[START OF INFORMATION SUPPLIED]
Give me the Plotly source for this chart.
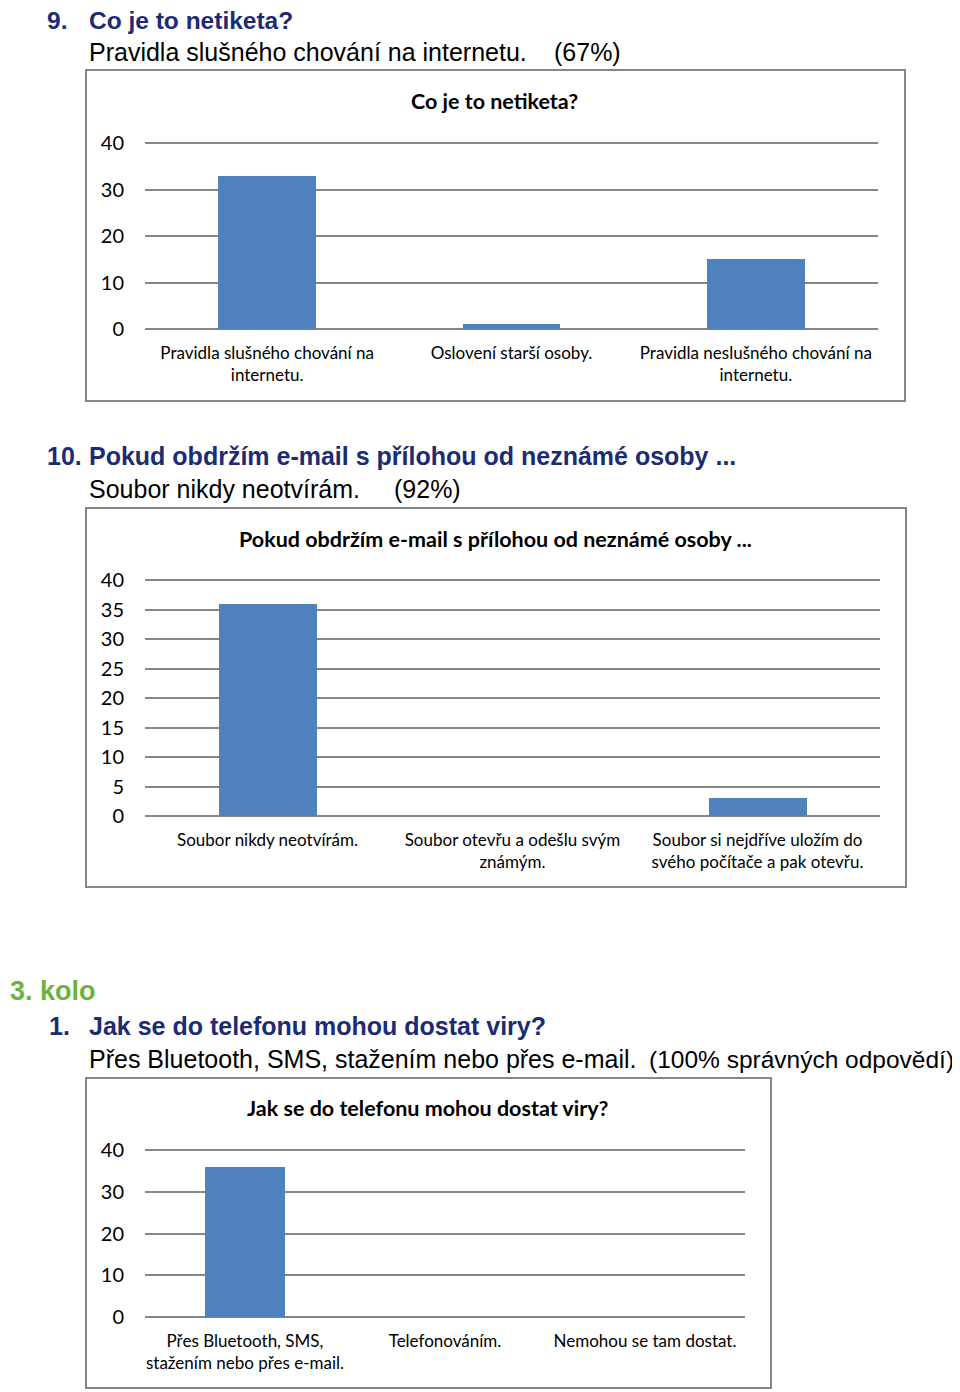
import plotly.graph_objects as go

# page coordinates of the reference (960x1392); the figure itself starts at
# the page's 8px body margin, so it is 952x1384 and positions are offset.
PW, PH = 960, 1392
OFF = 8
W, H = PW - OFF, PH - OFF

# ---- data ----
cats1 = ["Pravidla slušného chování na<br>internetu.", "Oslovení starší osoby.",
         "Pravidla neslušného chování na<br>internetu."]
vals1 = [33, 1, 15]
title1 = "Co je to netiketa?"

cats2 = ["Soubor nikdy neotvírám.", "Soubor otevřu a odešlu svým<br>známým.",
         "Soubor si nejdříve uložím do<br>svého počítače a pak otevřu."]
vals2 = [36, 0, 3]
title2 = "Pokud obdržím e-mail s přílohou od neznámé osoby ..."

cats3 = ["Přes Bluetooth, SMS,<br>stažením nebo přes e-mail.", "Telefonováním.",
         "Nemohou se tam dostat."]
vals3 = [36, 0, 0]
title3 = "Jak se do telefonu mohou dostat viry?"

BAR = "#4F81BD"
GRID = "#868686"
NAVY = "#1C2C74"
GREEN = "#6AB43E"
CFONT = "Lato"
HFONT = "Liberation Sans"


def fx(px):
    return (px - OFF) / W


def fy(py):
    return 1 - (py - OFF) / H


fig = go.Figure()

charts = [
    (cats1, vals1, "x", "y", (145, 878), (143, 329), 10),
    (cats2, vals2, "x2", "y2", (145, 880), (580, 816), 5),
    (cats3, vals3, "x3", "y3", (145, 745), (1150, 1317), 10),
]

YMAX = 40
EXTRA = 3  # px of headroom so the top gridline is kept

for i, (cats, vals, xa, ya, xd, yd, dt) in enumerate(charts):
    fig.add_trace(go.Bar(x=cats, y=vals, xaxis=xa, yaxis=ya, width=0.4,
                         marker=dict(color=BAR, line=dict(width=0)),
                         showlegend=False))
    sfx = "" if i == 0 else str(i + 1)
    ppu = (yd[1] - yd[0]) / YMAX
    top = YMAX + EXTRA / ppu
    fig.layout["xaxis" + sfx] = dict(
        domain=[fx(xd[0]), fx(xd[1])], anchor="y" + sfx, type="category",
        range=[-0.5, 2.5], showgrid=False, showline=False, ticks="",
        automargin=False,
        tickfont=dict(family=CFONT, size=17, color="#000000"),
        ticklabelstandoff=12, fixedrange=True)
    fig.layout["yaxis" + sfx] = dict(
        domain=[fy(yd[1]), fy(yd[0] - EXTRA)], anchor="x" + sfx, range=[0, top],
        dtick=dt, tick0=0, showgrid=True, gridcolor=GRID, gridwidth=1.5,
        zeroline=True, zerolinecolor=GRID, zerolinewidth=1.5,
        showline=False, ticks="", automargin=False,
        tickfont=dict(family=CFONT, size=20, color="#000000"),
        ticklabelstandoff=20, fixedrange=True)

# chart boxes
boxes = [(86, 70, 905, 401), (86, 508, 906, 887), (86, 1078, 771, 1388)]
shapes = []
for x0, y0, x1, y1 in boxes:
    shapes.append(dict(type="rect", xref="paper", yref="paper",
                       x0=fx(x0), x1=fx(x1), y0=fy(y1), y1=fy(y0),
                       line=dict(color=GRID, width=2), fillcolor="rgba(0,0,0,0)",
                       layer="below"))

ann = []


def text(x, y, s, size=25, color="#000000", bold=False, family=HFONT, anchor="left"):
    if bold:
        s = "<b>" + s + "</b>"
    ann.append(dict(x=fx(x), y=fy(y), xref="paper", yref="paper", text=s,
                    showarrow=False, xanchor=anchor, yanchor="middle",
                    font=dict(family=family, size=size, color=color)))


# chart titles
text(495, 101, title1, size=21.5, bold=True, family=CFONT, anchor="center")
text(496, 539, title2, size=21.5, bold=True, family=CFONT, anchor="center")
text(428, 1108, title3, size=21.5, bold=True, family=CFONT, anchor="center")

# page headings
text(45, 21, "9.", size=24.5, bold=True, color=NAVY)
text(87, 21, "Co je to netiketa?", size=24.5, bold=True, color=NAVY)
text(87, 52, "Pravidla slušného chování na internetu.")
text(552, 52, "(67%)")

text(45, 456, "10.", bold=True, color=NAVY)
text(87, 456, "Pokud obdržím e-mail s přílohou od neznámé osoby ...", bold=True, color=NAVY)
text(87, 489, "Soubor nikdy neotvírám.")
text(392, 489, "(92%)")

text(8, 991, "3. kolo", size=27, bold=True, color=GREEN)
text(47, 1026, "1.", bold=True, color=NAVY)
text(87, 1026, "Jak se do telefonu mohou dostat viry?", bold=True, color=NAVY)
text(87, 1059, "Přes Bluetooth, SMS, stažením nebo přes e-mail.")
text(956, 1059, "(100% správných odpovědí)", size=24.5, anchor="right")

fig.update_layout(width=W, height=H, margin=dict(l=0, r=0, t=0, b=0, pad=0),
                  paper_bgcolor="white", plot_bgcolor="rgba(0,0,0,0)",
                  shapes=shapes, annotations=ann, bargap=0)

fig.write_html("out.html")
[END OF INFORMATION SUPPLIED]
## THE PROBLEM
Quote all the lines above exactly as given. Do not include the pictures.

## RESPONSE TO THE TASK
Give me the Plotly source for this chart.
import plotly.graph_objects as go

# page coordinates of the reference (960x1392); the figure itself starts at
# the page's 8px body margin, so it is 952x1384 and positions are offset.
PW, PH = 960, 1392
OFF = 8
W, H = PW - OFF, PH - OFF

# ---- data ----
cats1 = ["Pravidla slušného chování na<br>internetu.", "Oslovení starší osoby.",
         "Pravidla neslušného chování na<br>internetu."]
vals1 = [33, 1, 15]
title1 = "Co je to netiketa?"

cats2 = ["Soubor nikdy neotvírám.", "Soubor otevřu a odešlu svým<br>známým.",
         "Soubor si nejdříve uložím do<br>svého počítače a pak otevřu."]
vals2 = [36, 0, 3]
title2 = "Pokud obdržím e-mail s přílohou od neznámé osoby ..."

cats3 = ["Přes Bluetooth, SMS,<br>stažením nebo přes e-mail.", "Telefonováním.",
         "Nemohou se tam dostat."]
vals3 = [36, 0, 0]
title3 = "Jak se do telefonu mohou dostat viry?"

BAR = "#4F81BD"
GRID = "#868686"
NAVY = "#1C2C74"
GREEN = "#6AB43E"
CFONT = "Lato"
HFONT = "Liberation Sans"


def fx(px):
    return (px - OFF) / W


def fy(py):
    return 1 - (py - OFF) / H


fig = go.Figure()

charts = [
    (cats1, vals1, "x", "y", (145, 878), (143, 329), 10),
    (cats2, vals2, "x2", "y2", (145, 880), (580, 816), 5),
    (cats3, vals3, "x3", "y3", (145, 745), (1150, 1317), 10),
]

YMAX = 40
EXTRA = 3  # px of headroom so the top gridline is kept

for i, (cats, vals, xa, ya, xd, yd, dt) in enumerate(charts):
    fig.add_trace(go.Bar(x=cats, y=vals, xaxis=xa, yaxis=ya, width=0.4,
                         marker=dict(color=BAR, line=dict(width=0)),
                         showlegend=False))
    sfx = "" if i == 0 else str(i + 1)
    ppu = (yd[1] - yd[0]) / YMAX
    top = YMAX + EXTRA / ppu
    fig.layout["xaxis" + sfx] = dict(
        domain=[fx(xd[0]), fx(xd[1])], anchor="y" + sfx, type="category",
        range=[-0.5, 2.5], showgrid=False, showline=False, ticks="",
        automargin=False,
        tickfont=dict(family=CFONT, size=17, color="#000000"),
        ticklabelstandoff=12, fixedrange=True)
    fig.layout["yaxis" + sfx] = dict(
        domain=[fy(yd[1]), fy(yd[0] - EXTRA)], anchor="x" + sfx, range=[0, top],
        dtick=dt, tick0=0, showgrid=True, gridcolor=GRID, gridwidth=1.5,
        zeroline=True, zerolinecolor=GRID, zerolinewidth=1.5,
        showline=False, ticks="", automargin=False,
        tickfont=dict(family=CFONT, size=20, color="#000000"),
        ticklabelstandoff=20, fixedrange=True)

# chart boxes
boxes = [(86, 70, 905, 401), (86, 508, 906, 887), (86, 1078, 771, 1388)]
shapes = []
for x0, y0, x1, y1 in boxes:
    shapes.append(dict(type="rect", xref="paper", yref="paper",
                       x0=fx(x0), x1=fx(x1), y0=fy(y1), y1=fy(y0),
                       line=dict(color=GRID, width=2), fillcolor="rgba(0,0,0,0)",
                       layer="below"))

ann = []


def text(x, y, s, size=25, color="#000000", bold=False, family=HFONT, anchor="left"):
    if bold:
        s = "<b>" + s + "</b>"
    ann.append(dict(x=fx(x), y=fy(y), xref="paper", yref="paper", text=s,
                    showarrow=False, xanchor=anchor, yanchor="middle",
                    font=dict(family=family, size=size, color=color)))


# chart titles
text(495, 101, title1, size=21.5, bold=True, family=CFONT, anchor="center")
text(496, 539, title2, size=21.5, bold=True, family=CFONT, anchor="center")
text(428, 1108, title3, size=21.5, bold=True, family=CFONT, anchor="center")

# page headings
text(45, 21, "9.", size=24.5, bold=True, color=NAVY)
text(87, 21, "Co je to netiketa?", size=24.5, bold=True, color=NAVY)
text(87, 52, "Pravidla slušného chování na internetu.")
text(552, 52, "(67%)")

text(45, 456, "10.", bold=True, color=NAVY)
text(87, 456, "Pokud obdržím e-mail s přílohou od neznámé osoby ...", bold=True, color=NAVY)
text(87, 489, "Soubor nikdy neotvírám.")
text(392, 489, "(92%)")

text(8, 991, "3. kolo", size=27, bold=True, color=GREEN)
text(47, 1026, "1.", bold=True, color=NAVY)
text(87, 1026, "Jak se do telefonu mohou dostat viry?", bold=True, color=NAVY)
text(87, 1059, "Přes Bluetooth, SMS, stažením nebo přes e-mail.")
text(956, 1059, "(100% správných odpovědí)", size=24.5, anchor="right")

fig.update_layout(width=W, height=H, margin=dict(l=0, r=0, t=0, b=0, pad=0),
                  paper_bgcolor="white", plot_bgcolor="rgba(0,0,0,0)",
                  shapes=shapes, annotations=ann, bargap=0)

fig.write_html("out.html")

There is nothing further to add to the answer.